Fast forward to today and these Americans are returning to the real estate market ready to buy again. Dubbed “Boomerang Buyers,” many of these folks have either been resistant to jump back into a mortgage or don’t know if they are financial ready.

We recently spoke with Troy Silhan, a Production Manager with Bank of England Mortgage, who explained how buyers—whether boomerang or first-timers—can know when they’re ready and what to expect.

For a renter who has been “waiting out” the recession to buy again, how can they know when they’re financially ready? For anyone who is renting that was “harmed” by the economic downturn, the first thing they need to do is have their credit checked. Perhaps they had a foreclosure, a bankruptcy or they short sold their home, and it will depend on how those items are reported on their credit report.

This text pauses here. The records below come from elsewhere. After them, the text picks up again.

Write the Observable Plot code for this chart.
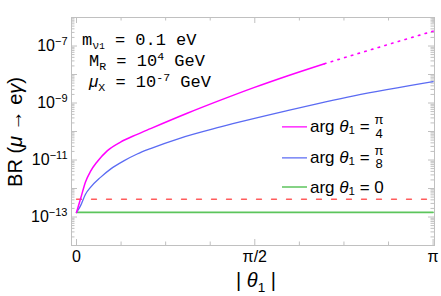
<!DOCTYPE html>
<html><head><meta charset="utf-8">
<script src="https://cdn.jsdelivr.net/npm/d3@7"></script>
<script src="https://cdn.jsdelivr.net/npm/@observablehq/plot@0.6"></script>
<style>
body{margin:0;background:#fff;}
#wrap{position:relative;width:441px;height:296px;font-family:"Liberation Sans",Arial,sans-serif;color:#000;}
.ov{position:absolute;white-space:nowrap;line-height:1;}
.mono{font-family:"Liberation Mono","Courier New",monospace;font-size:17px;}
.sub{font-size:0.68em;position:relative;top:0.35em;}
.sup{font-size:0.68em;position:relative;top:-0.55em;}
.it{font-style:italic;}
.leg{font-size:17px;display:flex;align-items:center;}
.legline{display:inline-block;width:25px;height:3px;margin-right:3px;}
.frac{display:inline-flex;flex-direction:column;align-items:center;font-size:13px;line-height:1.05;margin-left:5px;}
</style></head><body><div id="wrap"></div><script>
// ---- data ----
const thetaPi4 = [0,0.0352,0.0793,0.1233,0.1824,0.2705,0.3877,0.5348,0.652,0.9753,1.2687,1.5621,1.8564,2.185];
const logBrPi4 = [-12.84,-12.37,-11.77,-11.4,-11.06,-10.68,-10.37,-10.1,-9.9,-9.36,-8.9,-8.46,-8.05,-7.62];
const thetaPi4Dotted = [2.185,2.6608,3.1416];
const logBrPi4Dotted = [-7.62,-7.05,-6.48];
const thetaPi8 = [0,0.0352,0.0793,0.1233,0.2115,0.2996,0.4167,0.5348,0.652,0.9163,1.2687,1.8564,2.4432,3.1416];
const logBrPi8 = [-12.84,-12.61,-12.2,-11.96,-11.61,-11.32,-11.03,-10.79,-10.6,-10.23,-9.84,-9.27,-8.75,-8.25];
const thetaZero = [0, 3.1416];
const brZero = [1.45e-13, 1.45e-13];
const thetaBound = [0, 3.1416];
const brBound = [4.2e-13, 4.2e-13];
const yLabelExps = [-13,-11,-9,-7];
const yMajorExps = [-14,-13,-12,-11,-10,-9,-8,-7,-6];
const xTickValues = [0, Math.PI/2, Math.PI];
const xTickLabels = ["0","π/2","π"];
const xMinorSteps = [1,2,3,5,6,7];
const seriesNames = ["π/4","π/8","0"];
const seriesColors = ["#ff00ff","#5b6bf3","#5cc55c"];
const boundColor = "#ff5c5c";

// ---- build tables ----
const toRows = (ts, ls) => ts.map((t,i)=>({t, br: Math.pow(10, ls[i])}));
const rowsPi4 = toRows(thetaPi4, logBrPi4);
const rowsPi4Dot = toRows(thetaPi4Dotted, logBrPi4Dotted);
const rowsPi8 = toRows(thetaPi8, logBrPi8);
const rowsZero = thetaZero.map((t,i)=>({t, br: brZero[i]}));
const rowsBound = thetaBound.map((t,i)=>({t, br: brBound[i]}));
const yMajor = yMajorExps.map(e=>Math.pow(10,e));
const yMinor = [];
for (const e of yMajorExps.slice(0,-1)) for (let k=2;k<=9;k++) yMinor.push(k*Math.pow(10,e));
const yLabels = yLabelExps.map(e=>Math.pow(10,e));
const xMinor = xMinorSteps.map(k=>k*Math.PI/8);

const W=441,H=296,mL=71,mR=7,mT=17,mB=51;
const fw = W-mL-mR, fh = H-mT-mB;
const tickCol = "#c0c0c0";

const chart = Plot.plot({
  width:W, height:H, marginLeft:mL, marginRight:mR, marginTop:mT, marginBottom:mB,
  x:{domain:[-0.044,3.154]},
  y:{type:"log", domain:[1e-14,1e-6]},
  style:{fontFamily:"Liberation Sans, Arial, sans-serif", fontSize:"16px", color:"#000", background:"#fff", overflow:"visible"},
  marks:[
    Plot.frame({stroke:tickCol}),
    Plot.tickY(yMajor, {y:d=>d, stroke:tickCol, insetRight:fw-6}),
    Plot.tickY(yMinor, {y:d=>d, stroke:tickCol, insetRight:fw-3.5}),
    Plot.tickY(yMajor, {y:d=>d, stroke:tickCol, insetLeft:fw-6}),
    Plot.tickY(yMinor, {y:d=>d, stroke:tickCol, insetLeft:fw-3.5}),
    Plot.tickX(xTickValues, {x:d=>d, stroke:tickCol, insetTop:fh-6}),
    Plot.tickX(xMinor, {x:d=>d, stroke:tickCol, insetTop:fh-3.5}),
    Plot.tickX(xTickValues, {x:d=>d, stroke:tickCol, insetBottom:fh-6}),
    Plot.tickX(xMinor, {x:d=>d, stroke:tickCol, insetBottom:fh-3.5}),
    Plot.axisY(yLabels, {anchor:"left", tickSize:0, tickPadding:4, label:null, tickFormat:d=>"10^"+Math.round(Math.log10(d))}),
    Plot.axisX(xTickValues, {anchor:"bottom", tickSize:0, tickPadding:5, label:null, tickFormat:(d,i)=>xTickLabels[i]}),
    Plot.line(rowsBound, {x:"t", y:"br", stroke:boundColor, strokeWidth:1.3, strokeDasharray:"5,10"}),
    Plot.line(rowsZero, {x:"t", y:"br", stroke:seriesColors[2], strokeWidth:1.6}),
    Plot.line(rowsPi8, {x:"t", y:"br", stroke:seriesColors[1], strokeWidth:1.3, curve:"monotone-x"}),
    Plot.line(rowsPi4Dot, {x:"t", y:"br", stroke:seriesColors[0], strokeWidth:1.6, strokeDasharray:"1.5,5.5", curve:"monotone-x"}),
    Plot.line(rowsPi4, {x:"t", y:"br", stroke:seriesColors[0], strokeWidth:1.5, curve:"monotone-x"})
  ]
});

chart.querySelectorAll('g[aria-label="y-axis tick label"] text').forEach(t=>{
  const s = t.textContent; const m = s.match(/^10\^(-?\d+)$/);
  if (!m) return;
  t.textContent = "";
  const ns = "http://www.w3.org/2000/svg";
  const a = document.createElementNS(ns,"tspan"); a.textContent = "10";
  const b = document.createElementNS(ns,"tspan"); b.textContent = m[1].replace("-","−");
  b.setAttribute("dy","-6"); b.setAttribute("font-size","11");
  t.appendChild(a); t.appendChild(b);
});

const wrap = document.getElementById("wrap");
wrap.appendChild(chart);

function ov(html, css, cls="ov"){ const d=document.createElement("div"); d.className=cls; d.innerHTML=html; Object.assign(d.style, css); wrap.appendChild(d); return d; }

// axis titles
ov('BR (<span class="it">μ</span> → e<span class="it">γ</span>)', {left:"15px", top:"132px", fontSize:"20px", transform:"translate(-50%,-50%) rotate(-90deg)"});
ov('| <span class="it">θ</span><span class="sub">1</span> |', {left:"256px", top:"280px", fontSize:"20px", transform:"translate(-50%,-50%)"});

// parameter block
ov('m<span class="sub">ν<span style="font-size:0.8em">1</span></span> = 0.1 eV', {left:"82px", top:"32px"}, "ov mono");
ov('M<span class="sub">R</span> = 10<span class="sup">4</span> GeV', {left:"89px", top:"53px"}, "ov mono");
ov('<span class="it" style="font-family:\'Liberation Sans\'">μ</span><span class="sub">X</span> = 10<span class="sup">-7</span> GeV', {left:"89px", top:"73px"}, "ov mono");

// legend
const legY = [127.3, 157.7, 187.3];
seriesNames.forEach((n,i)=>{
  const label = n.includes("/") ? `<span class="frac"><span>${n.split("/")[0]}</span><span>${n.split("/")[1]}</span></span>` : `&nbsp;${n}`;
  ov(`<svg class="legline" viewBox="0 0 25 3"><line x1="0" x2="25" y1="1.5" y2="1.5" stroke="${seriesColors[i]}" stroke-width="1.4"/></svg>arg <span class="it">&nbsp;θ</span><span class="sub">1</span>&nbsp;=${label}`,
    {left:"282px", top:legY[i]+"px", transform:"translateY(-50%)"}, "ov leg");
});
</script></body></html>
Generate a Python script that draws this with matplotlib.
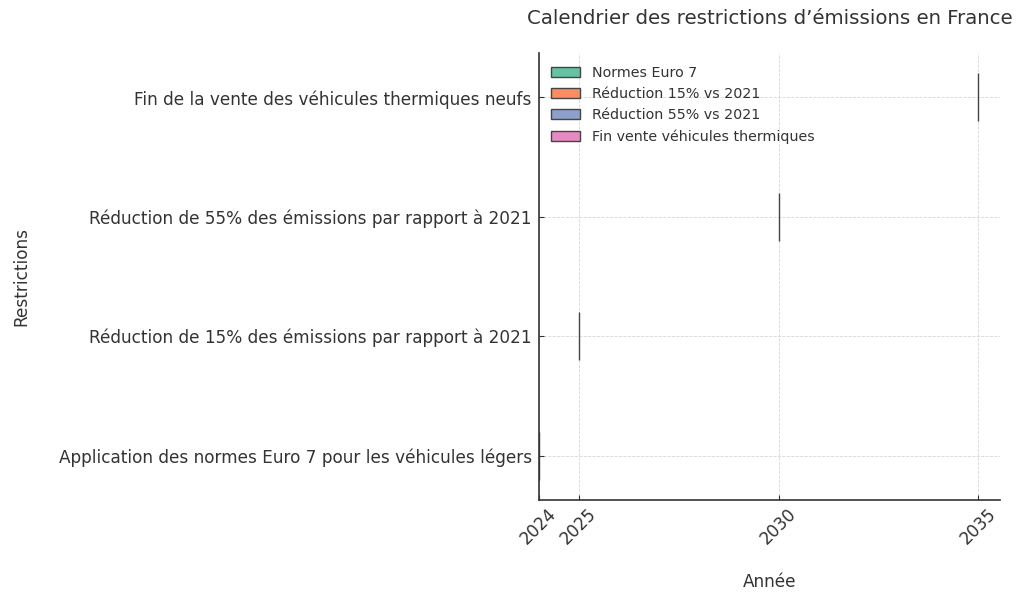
import matplotlib.pyplot as plt

# Restrictions (y categories) and their year
restrictions = [
    "Application des normes Euro 7 pour les véhicules légers",
    "Réduction de 15% des émissions par rapport à 2021",
    "Réduction de 55% des émissions par rapport à 2021",
    "Fin de la vente des véhicules thermiques neufs",
]
years = [2024, 2025, 2030, 2035]
legend_labels = ["Normes Euro 7", "Réduction 15% vs 2021",
                 "Réduction 55% vs 2021", "Fin vente véhicules thermiques"]
colors = ["#66c2a5", "#fc8d62", "#8da0cb", "#e78ac3"]

plt.rcParams['text.color'] = '#333333'
plt.rcParams['axes.labelcolor'] = '#333333'
plt.rcParams['xtick.color'] = '#333333'
plt.rcParams['ytick.color'] = '#333333'
plt.rcParams['xtick.direction'] = 'in'
plt.rcParams['ytick.direction'] = 'in'

fig, ax = plt.subplots(figsize=(10.24, 6.03), dpi=100)

for i, (yr, col, lab) in enumerate(zip(years, colors, legend_labels)):
    ax.barh(i, 0, left=yr, height=0.4, color=col, edgecolor='#444444',
            linewidth=1, label=lab)

ax.set_yticks(range(len(restrictions)))
ax.set_yticklabels(restrictions, fontsize=12.2)
ax.set_xticks(years)
ax.set_xticklabels([str(y) for y in years], rotation=45, fontsize=12.2)
ax.tick_params(axis='y', pad=5)
ax.set_xlim(2024, 2035.55)

ax.set_xlabel("Année", fontsize=12.2, labelpad=18)
ax.set_ylabel("Restrictions", fontsize=12.2, labelpad=20)
ax.set_title("Calendrier des restrictions d’émissions en France", fontsize=14.2, pad=21)

ax.grid(True, linestyle='--', linewidth=0.6, color='#cccccc', alpha=0.8)
ax.set_axisbelow(True)
for s in ['top', 'right']:
    ax.spines[s].set_visible(False)
for s in ['left', 'bottom']:
    ax.spines[s].set_color('#333333')
    ax.spines[s].set_linewidth(1.2)

ax.legend(loc='upper left', fontsize=10.3, frameon=False)

plt.subplots_adjust(left=0.526, right=0.977, top=0.912, bottom=0.171)
plt.savefig("out.png", dpi=100)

Also, we want to see how long since those events have taken place. We also want to establish a credit score. If the score does not qualify, then the earlier they apply, the more time we have to help them with improving their score. To be financially ready, they need to get together income documents such as tax returns, W2s and pay stubs.

What is the first thing they should do to get started? First thing to do is get pre-qualified for a loan. This is where they will apply with a lender such as Bank of England. The loan originator will review credit, income and down payment options. It is important that the right expectation is set so that the buyer knows all the things they will need and what they are expected to do throughout the buying process. Don’t go out looking to buy a home before you know what you qualify for.

What is CAIVRS and whom could it affect when buying a home? CAIVERS is a code that is attached to everyone that is getting a government loan (FHA, VA, USDA). Say the borrower has a short sale or foreclosure on an FHA loan in the past, we would want to see a clear CAIVERS report. It does not mean that they cannot qualify for a loan again if they have a short sale or foreclosure. It just creates another step for us to see what the borrower has to do to clear CAIVERS.

What are the biggest changes to newer mortgages that boomerang borrowers will notice? It depends on when they purchased or refinanced last. If it was before 2009, then there is a huge difference, mostly due to the amount of paperwork. If they are working with someone who is hands-on, they will have a much easier time.

The biggest thing is to set the proper expectation. If a borrower knows they need specific documents, then they are not upset when asked for them by an underwriter. If they are not made aware, then it becomes a problem. Communication is the key.

What is your advice to a potential borrower who perhaps went through a foreclosure and is nervous to buy again? Let us take a look at credit. They need to know when the foreclosure took place and when the home was sold. That info is available online. At a minimum, they need to know the address of the property so we can look it up. Typically they must wait 3 years from the sale date of the property. It is not as hard as they might think and a foreclosure is not a “death sentence”. You can buy again.